:: TASK INSTRUCTIONS ::
Without copying any pictures, restate exactly the lines from the start of the records through the line containing "const womenTotal = '207.4萬人';".

Part of a data file:
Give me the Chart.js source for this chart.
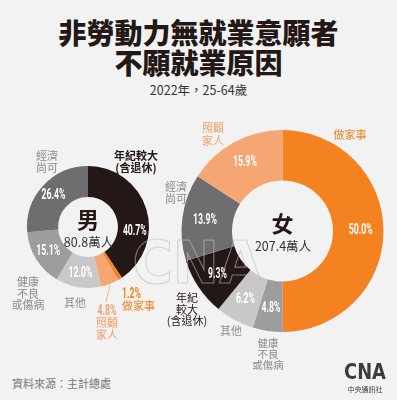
<!DOCTYPE html>
<html><head><meta charset="utf-8">
<script src="https://cdn.jsdelivr.net/npm/chart.js@4/dist/chart.umd.min.js"></script>
<style>
html,body{margin:0;padding:0;background:#f2f2f2;width:397px;height:400px;overflow:hidden;font-family:"Noto Sans CJK TC",sans-serif}
canvas{position:absolute;left:0;top:0}
.t{position:absolute;left:0;width:397px;text-align:center;color:#231815;white-space:nowrap}
</style></head><body>
<div class="t" style="top:17px;height:30px;line-height:30px;font-size:28px;font-weight:900">非勞動力無就業意願者</div>
<div class="t" style="top:47px;height:30px;line-height:30px;font-size:28px;font-weight:900">不願就業原因</div>
<div class="t" style="top:82px;height:16px;line-height:16px;font-size:12.5px;color:#333">2022年，25-64歲</div>
<div style="position:absolute;left:12px;top:376px;line-height:14px;font-size:11px;color:#777">資料來源：主計總處</div>
<canvas id="men" width="397" height="400"></canvas>
<canvas id="women" width="397" height="400"></canvas>
<canvas id="logo" width="397" height="400"></canvas>
<script>
// ---- data ----
const menCategories = ['年紀較大（含退休）','做家事','照顧家人','其他','健康不良或傷病','經濟尚可'];
const menValues = [40.7, 1.2, 4.8, 12.0, 15.1, 26.4];
const menLabels = ['40.7%','1.2%','4.8%','12.0%','15.1%','26.4%'];
const menTitle = '男';
const menTotal = '80.8萬人';

const womenCategories = ['做家事','健康不良或傷病','其他','年紀較大（含退休）','經濟尚可','照顧家人'];
const womenValues = [50.0, 4.8, 6.2, 9.3, 13.9, 15.9];
const womenLabels = ['50.0%','4.8%','6.2%','9.3%','13.9%','15.9%'];
const womenTitle = '女';
const womenTotal = '207.4萬人';

// ---- styles ----
const colorOf = {
  '年紀較大（含退休）':'#231815',
  '做家事':'#F58220',
  '照顧家人':'#F5A673',
  '其他':'#C8C8C8',
  '健康不良或傷病':'#9D9D9D',
  '經濟尚可':'#6E6E6E'
};
const CJK = '"Noto Sans CJK TC", sans-serif';

function condensed(ctx, text, x, y, color, size, align){
  ctx.save();
  ctx.font = 'bold ' + size + 'px Roboto, sans-serif';
  ctx.fillStyle = color;
  ctx.textBaseline = 'middle';
  ctx.translate(x, y);
  ctx.scale(0.62, 1);
  ctx.textAlign = align || 'center';
  ctx.fillText(text, 0, 0);
  ctx.restore();
}
function cjk(ctx, lines, x, y, gap, color, size, weight, align){
  ctx.save();
  ctx.font = (weight||'normal') + ' ' + size + 'px ' + CJK;
  ctx.fillStyle = color;
  ctx.textBaseline = 'middle';
  ctx.textAlign = align || 'center';
  lines.forEach((l,i)=>ctx.fillText(l, x, y + i*gap));
  ctx.restore();
}

function makeChart(id, cats, vals, labels, cfg){
  const labelPlugin = {
    id: 'lbl' + id,
    afterDatasetsDraw(chart){
      const ctx = chart.ctx;
      const arcs = chart.getDatasetMeta(0).data;
      let cx=0, cy=0, inner=0, outer=0;
      arcs.forEach((a,i)=>{
        const p = a.getProps(['x','y','startAngle','endAngle','innerRadius','outerRadius'], true);
        cx=p.x; cy=p.y; inner=p.innerRadius; outer=p.outerRadius;
        if (cfg.outside.includes(i)) return;
        const mid = (p.startAngle + p.endAngle)/2 + (cfg.shift[i]||0)*Math.PI/180;
        const r = p.innerRadius + cfg.rf * (p.outerRadius - p.innerRadius);
        condensed(ctx, labels[i], p.x + r*Math.cos(mid), p.y + r*Math.sin(mid), '#ffffff', cfg.fs);
      });
      // centre text
      cjk(ctx, [cfg.title], cx, cy - 7, 0, '#231815', 22, 'bold');
      cjk(ctx, [cfg.total], cx + 0.5, cy + 15, 0, '#333333', 12.5, 'normal');
      if (cfg.extra) cfg.extra(ctx, arcs, cx, cy, inner, outer);
    }
  };
  return new Chart(document.getElementById(id), {
    type: 'doughnut',
    data: { labels: cats, datasets: [{ data: vals, backgroundColor: cats.map(c=>colorOf[c]), borderWidth: 0, hoverOffset: 0 }] },
    options: {
      responsive: false, animation: false, cutout: cfg.cutout,
      layout: { padding: cfg.pad },
      plugins: { legend: { display: false }, tooltip: { enabled: false } }
    },
    plugins: [labelPlugin]
  });
}

const GREY = '#8a8a8a', ORANGE = '#F58220', PEACH = '#F2A06C', DARK = '#231815';

makeChart('men', menCategories, menValues, menLabels, {
  title: menTitle, total: menTotal, cutout: '49%', rf: 0.55, fs: 14,
  pad: { left: 27, right: 248, top: 166, bottom: 112 },
  outside: [1, 2],
  shift: { 0: 22 },
  extra(ctx, arcs, cx, cy, inner, outer){
    cjk(ctx, ['經濟','尚可'], 47, 156, 12, GREY, 11);
    cjk(ctx, ['年紀較大','(含退休)'], 136, 156, 12, DARK, 11, 'bold');
    cjk(ctx, ['健康','不良','或傷病'], 28, 282, 11.5, GREY, 11);
    cjk(ctx, ['其他'], 75, 303, 0, GREY, 11);
    condensed(ctx, menLabels[1], 122, 294, ORANGE, 14, 'left');
    cjk(ctx, ['做家事'], 122, 306, 0, ORANGE, 11, 'normal', 'left');
    condensed(ctx, menLabels[2], 107, 311, PEACH, 14);
    cjk(ctx, ['照顧','家人'], 107, 323, 12, PEACH, 11);
    // leader line for 照顧家人
    const p = arcs[2].getProps(['startAngle','endAngle'], true);
    const m = (p.startAngle + p.endAngle)/2;
    ctx.save();
    ctx.strokeStyle = PEACH; ctx.lineWidth = 0.8;
    ctx.beginPath();
    ctx.moveTo(cx + (outer+1)*Math.cos(m), cy + (outer+1)*Math.sin(m));
    ctx.lineTo(106, 302);
    ctx.stroke();
    ctx.restore();
  }
});

makeChart('women', womenCategories, womenValues, womenLabels, {
  title: womenTitle, total: womenTotal, cutout: '50%', rf: 0.55, fs: 14,
  pad: { left: 181.5, right: 13.5, top: 130, bottom: 68 },
  outside: [],
  shift: {},
  extra(ctx){
    cjk(ctx, ['照顧','家人'], 213, 128, 12.5, PEACH, 11);
    cjk(ctx, ['做家事'], 350, 135, 0, ORANGE, 11);
    cjk(ctx, ['經濟','尚可'], 176, 187, 11.5, GREY, 11);
    cjk(ctx, ['年紀','較大','(含退休)'], 187, 298, 11.5, DARK, 11);
    cjk(ctx, ['其他'], 231, 331, 0, GREY, 11);
    cjk(ctx, ['健康','不良','或傷病'], 268, 343, 10.8, GREY, 10.5);
  }
});

// CNA logo (bottom right) and faint watermark
(function(){
  const ctx = document.getElementById('logo').getContext('2d');
  // watermark
  ctx.save();
  ctx.translate(197, 268);
  ctx.scale(0.95, 1);
  ctx.font = '900 58px "DejaVu Sans", sans-serif';
  ctx.textAlign = 'center';
  ctx.textBaseline = 'middle';
  ctx.lineWidth = 1.2;
  ctx.strokeStyle = 'rgba(190,190,190,0.55)';
  ctx.strokeText('CNA', 0, 0);
  ctx.restore();
  // logo
  ctx.fillStyle = '#3c3c3c';
  ctx.font = '900 21px "DejaVu Sans", sans-serif';
  ctx.textAlign = 'center';
  ctx.textBaseline = 'middle';
  ctx.save();
  ctx.translate(365, 374);
  ctx.scale(0.85, 1);
  ctx.fillText('CNA', 0, 0);
  ctx.restore();
  ctx.font = '7px ' + CJK;
  ctx.fillText('中央通訊社', 365, 389);
})();
</script>
</body></html>
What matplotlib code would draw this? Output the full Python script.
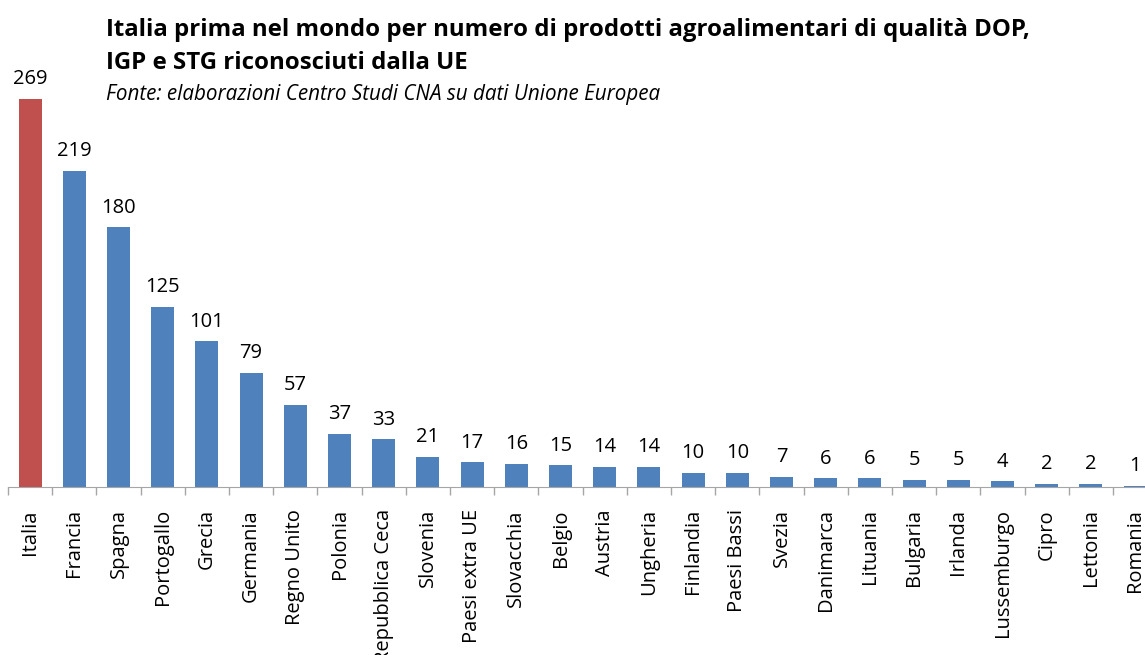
import numpy as np
from matplotlib import pyplot as plt

paesi = ["Italia", "Francia", "Spagna", "Portogallo", "Grecia", "Germania",
         "Regno Unito", "Polonia", "Repubblica Ceca", "Slovenia", "Paesi extra UE",
         "Slovacchia", "Belgio", "Austria", "Ungheria", "Finlandia", "Paesi Bassi",
         "Svezia", "Danimarca", "Lituania", "Bulgaria", "Irlanda", "Lussemburgo",
         "Cipro", "Lettonia", "Romania"]
prodotti = [269, 219, 180, 125, 101, 79, 57, 37, 33, 21, 17, 16, 15, 14, 14,
            10, 10, 7, 6, 6, 5, 5, 4, 2, 2, 1]

titolo = ("Italia prima nel mondo per numero di prodotti agroalimentari di qualità DOP,\n"
          "IGP e STG riconosciuti dalla UE")
fonte = "Fonte: elaborazioni Centro Studi CNA su dati Unione Europea"


def main():
	plt.rcParams['font.family'] = ['Open Sans', 'DejaVu Sans']

	fig = plt.figure(figsize=(11.45, 6.55), dpi=100)
	W, H = 1145.0, 655.0
	# l'asse continua oltre il bordo destro, come nell'originale ritagliato
	passo = 44.2
	x0 = 8.0
	base = 487.0
	scala = 388.0 / 269
	ymax = 300
	ax = fig.add_axes([x0 / W, (H - base) / H, passo * len(paesi) / W, ymax * scala / H])

	x = np.arange(len(paesi))
	colori = ["#C0504D"] + ["#4F81BD"] * (len(paesi) - 1)
	barre = ax.bar(x, prodotti, width=0.52, color=colori)

	for b, v in zip(barre, prodotti):
		ax.annotate(str(v), (b.get_x() + b.get_width() / 2, v), xytext=(0, 7),
		            textcoords="offset points", ha="center", va="bottom", fontsize=14.5)

	ax.set_xlim(-0.5, len(paesi) - 0.5)
	ax.set_ylim(0, ymax)
	ax.set_xticks(x)
	ax.set_xticklabels(paesi, rotation=90, fontsize=14.5)
	ax.tick_params(axis="x", which="major", length=0, pad=16)
	ax.set_xticks(np.arange(-0.5, len(paesi), 1.0), minor=True)
	ax.tick_params(axis="x", which="minor", length=6, color="#A6A6A6", width=1)
	ax.set_yticks([])
	for s in ["top", "right", "left"]:
		ax.spines[s].set_visible(False)
	ax.spines["bottom"].set_color("#A6A6A6")

	fig.text(106 / W, 1 - 18 / H, titolo, fontsize=17.3, fontweight="bold", va="top",
	         linespacing=1.5)
	fig.text(106 / W, 1 - 84 / H, fonte, fontsize=14.9, style="italic", va="top")

	plt.savefig("out.png", dpi=100)


if __name__ == '__main__':
	main()
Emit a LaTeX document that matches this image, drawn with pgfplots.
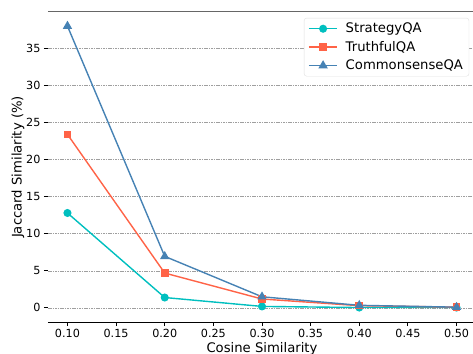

:: SOLUTION FOR THIS TASK ::
Give me the Chart.js source for this chart.
<!DOCTYPE html>
<html><head><meta charset="utf-8">
<script src="https://cdn.jsdelivr.net/npm/chart.js@4/dist/chart.umd.min.js"></script>
<style>
html,body{margin:0;padding:0;background:#f2f2f2;width:397px;height:400px;overflow:hidden;font-family:"Noto Sans CJK TC",sans-serif}
canvas{position:absolute;left:0;top:0}
.t{position:absolute;left:0;width:397px;text-align:center;color:#231815;white-space:nowrap}
</style></head><body>
<div class="t" style="top:17px;height:30px;line-height:30px;font-size:28px;font-weight:900">非勞動力無就業意願者</div>
<div class="t" style="top:47px;height:30px;line-height:30px;font-size:28px;font-weight:900">不願就業原因</div>
<div class="t" style="top:82px;height:16px;line-height:16px;font-size:12.5px;color:#333">2022年，25-64歲</div>
<div style="position:absolute;left:12px;top:376px;line-height:14px;font-size:11px;color:#777">資料來源：主計總處</div>
<canvas id="men" width="397" height="400"></canvas>
<canvas id="women" width="397" height="400"></canvas>
<canvas id="logo" width="397" height="400"></canvas>
<script>
// ---- data ----
const menCategories = ['年紀較大（含退休）','做家事','照顧家人','其他','健康不良或傷病','經濟尚可'];
const menValues = [40.7, 1.2, 4.8, 12.0, 15.1, 26.4];
const menLabels = ['40.7%','1.2%','4.8%','12.0%','15.1%','26.4%'];
const menTitle = '男';
const menTotal = '80.8萬人';

const womenCategories = ['做家事','健康不良或傷病','其他','年紀較大（含退休）','經濟尚可','照顧家人'];
const womenValues = [50.0, 4.8, 6.2, 9.3, 13.9, 15.9];
const womenLabels = ['50.0%','4.8%','6.2%','9.3%','13.9%','15.9%'];
const womenTitle = '女';
const womenTotal = '207.4萬人';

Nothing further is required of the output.